### Problem to solve
Without the pictures, print the lines running from the beginning of the material to the line containing "phase_marks = [t_search, t_magnet, t_powerup, t_ramp_end]", both ends included.

### Source excerpt
+---+

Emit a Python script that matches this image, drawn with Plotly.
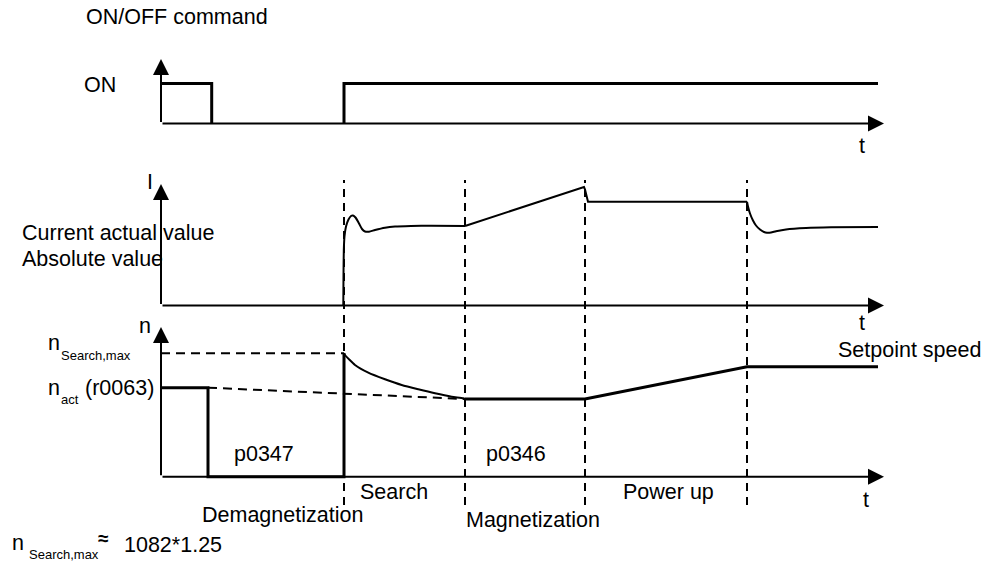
import plotly.graph_objects as go

W, H = 987, 562
FONT = "Liberation Sans, Arial, sans-serif"

# phase boundaries on the common time axis (0 = axis origin)
t_demag = 4.7
t_off = 5.07
t_search = 18.3
t_magnet = 30.4
t_powerup = 42.4
t_ramp_end = 58.6
t_end = 71.7
t_axis_end = 72.3
phase_marks = [t_search, t_magnet, t_powerup, t_ramp_end]

# ON/OFF command (0 = OFF, 1 = ON)
cmd_pulse_t = [0, t_off, t_off]
cmd_pulse_v = [1, 1, 0]
cmd_on_t = [t_search, t_search, t_end]
cmd_on_v = [0, 1, 1]

# current actual value (absolute)
cur_rise_t = [18.23, 18.25, 18.28, 18.35, 18.5, 18.75, 19.0, 19.2, 19.45, 19.8,
              20.1, 20.4, 20.8, 21.4, 22.4, 23.4, 25.0, 27.0, t_magnet]
cur_rise_v = [0, 3.0, 5.5, 6.9, 7.9, 8.6, 8.95, 9.0, 8.8, 8.2,
              7.65, 7.4, 7.38, 7.55, 7.78, 7.9, 7.95, 7.97, 7.95]
cur_ramp_t = [t_magnet, 42.3, 42.4, 42.7, t_ramp_end]
cur_ramp_v = [7.95, 11.85, 11.6, 10.38, 10.38]
cur_fall_t = [t_ramp_end, 58.7, 58.9, 59.2, 59.5, 59.9, 60.3, 60.6, 61.0, 61.5,
              62.5, 64.5, 67.0, t_end]
cur_fall_v = [10.38, 9.9, 9.2, 8.5, 8.0, 7.6, 7.35, 7.28, 7.3, 7.42,
              7.6, 7.75, 7.82, 7.85]

# speed
n_act = 8.9
n_search_max = 12.34
n_found = 7.77
n_set = 11.0
speed_t = [0, t_demag, t_demag, t_search, t_search]
speed_v = [n_act, n_act, 0, 0, n_search_max]
search_t = [t_search, 18.4, 19.4, 20.73, 22.4, 24.07, 25.73, 27.4, 29.07, 30.23, t_magnet]
search_v = [n_search_max, 12.17, 11.17, 10.4, 9.74, 9.17, 8.74, 8.34, 8.0, 7.84, n_found]
powerup_t = [t_magnet, t_powerup, t_ramp_end, t_end]
powerup_v = [n_found, n_found, n_set, n_set]

# axis arrow tips (value units of each panel)
tip_cmd, tip_cur, tip_speed = 1.61, 12.15, 14.97


def px_x(px):
    return px / W


def px_y(py):
    return 1 - py / H


def y_range(zero_px, px_per_unit):
    return [-(H - zero_px) / px_per_unit, zero_px / px_per_unit]


fig = go.Figure()


def line(x, y, yaxis, width, shape="linear", dash="solid"):
    fig.add_trace(go.Scatter(
        x=x, y=y, yaxis=yaxis, mode="lines",
        line=dict(color="black", width=width, shape=shape, smoothing=0.6, dash=dash),
        hoverinfo="skip", showlegend=False
    ))


# panel 1: ON/OFF command
line(cmd_pulse_t, cmd_pulse_v, "y", 3)
line(cmd_on_t, cmd_on_v, "y", 3)

# panel 2: current
line(cur_rise_t, cur_rise_v, "y2", 2, "spline")
line(cur_ramp_t, cur_ramp_v, "y2", 2)
line(cur_fall_t, cur_fall_v, "y2", 2, "spline")

# panel 3: speed
line([0, t_search], [n_search_max, n_search_max], "y3", 2, dash="9px,6px")
line([t_demag, t_magnet], [n_act, n_found], "y3", 2, dash="9px,6px")
line(speed_t, speed_v, "y3", 3)
line(search_t, search_v, "y3", 2, "spline")
line(powerup_t, powerup_v, "y3", 3)

# phase separators
for t in phase_marks:
    fig.add_shape(type="line", xref="x", yref="paper", x0=t, x1=t,
                  y0=px_y(505), y1=px_y(180),
                  line=dict(color="black", width=2, dash="8px,6px"))

annotations = []

# axes with arrow heads
for yref, tip in [("y", tip_cmd), ("y2", tip_cur), ("y3", tip_speed)]:
    for x, y in [(0, tip), (t_axis_end, 0)]:
        annotations.append(dict(
            x=x, y=y, ax=0, ay=0, xref="x", yref=yref, axref="x", ayref=yref,
            text="", showarrow=True, arrowhead=2, arrowsize=1.6,
            arrowwidth=2, arrowcolor="black", standoff=0, startstandoff=0
        ))


def label(text, px, py, size=21.5, bold=False):
    annotations.append(dict(
        x=px_x(px), y=px_y(py), xref="paper", yref="paper",
        xanchor="left", yanchor="middle", showarrow=False,
        text=f"<b>{text}</b>" if bold else text,
        font=dict(family=FONT, size=size, color="black")
    ))


label("ON/OFF command", 84, 17)
label("ON", 82, 85)
label("t", 857, 146)
label("I", 145, 182)
label("Current actual value", 20, 233)
label("Absolute value", 20, 259)
label("t", 857, 323)
label("n", 137, 326)
label("n", 46, 343)
label("Search,max", 59, 355, 13)
label("n", 46, 388)
label("act", 59, 399, 13)
label("(r0063)", 83, 388)
label("p0347", 232, 454)
label("p0346", 484, 454)
label("Setpoint speed", 836, 350)
label("Search", 358, 492)
label("Power up", 621, 492)
label("t", 861, 500)
label("Demagnetization", 200, 515)
label("Magnetization", 464, 520)
label("n", 10, 543)
label("Search,max", 27, 554, 13)
label("≈", 96, 538, 19, bold=True)
label("1082*1.25", 122, 545)

fig.update_layout(
    width=W, height=H,
    margin=dict(l=0, r=0, t=0, b=0),
    paper_bgcolor="white", plot_bgcolor="white",
    showlegend=False,
    xaxis=dict(range=[-16.1, 82.6], visible=False, fixedrange=True),
    yaxis=dict(range=y_range(123.5, 40), visible=False, fixedrange=True),
    yaxis2=dict(range=y_range(305.5, 10), visible=False, overlaying="y", fixedrange=True),
    yaxis3=dict(range=y_range(476.7, 10), visible=False, overlaying="y", fixedrange=True),
    annotations=annotations
)

# the page's default body margin would push the figure 8px off the window
fig.write_html("out.html", config={"displayModeBar": False},
               post_script="document.body.style.margin = '0';")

+---+

### Output
Emit a Python script that matches this image, drawn with Plotly.
import plotly.graph_objects as go

W, H = 987, 562
FONT = "Liberation Sans, Arial, sans-serif"

# phase boundaries on the common time axis (0 = axis origin)
t_demag = 4.7
t_off = 5.07
t_search = 18.3
t_magnet = 30.4
t_powerup = 42.4
t_ramp_end = 58.6
t_end = 71.7
t_axis_end = 72.3
phase_marks = [t_search, t_magnet, t_powerup, t_ramp_end]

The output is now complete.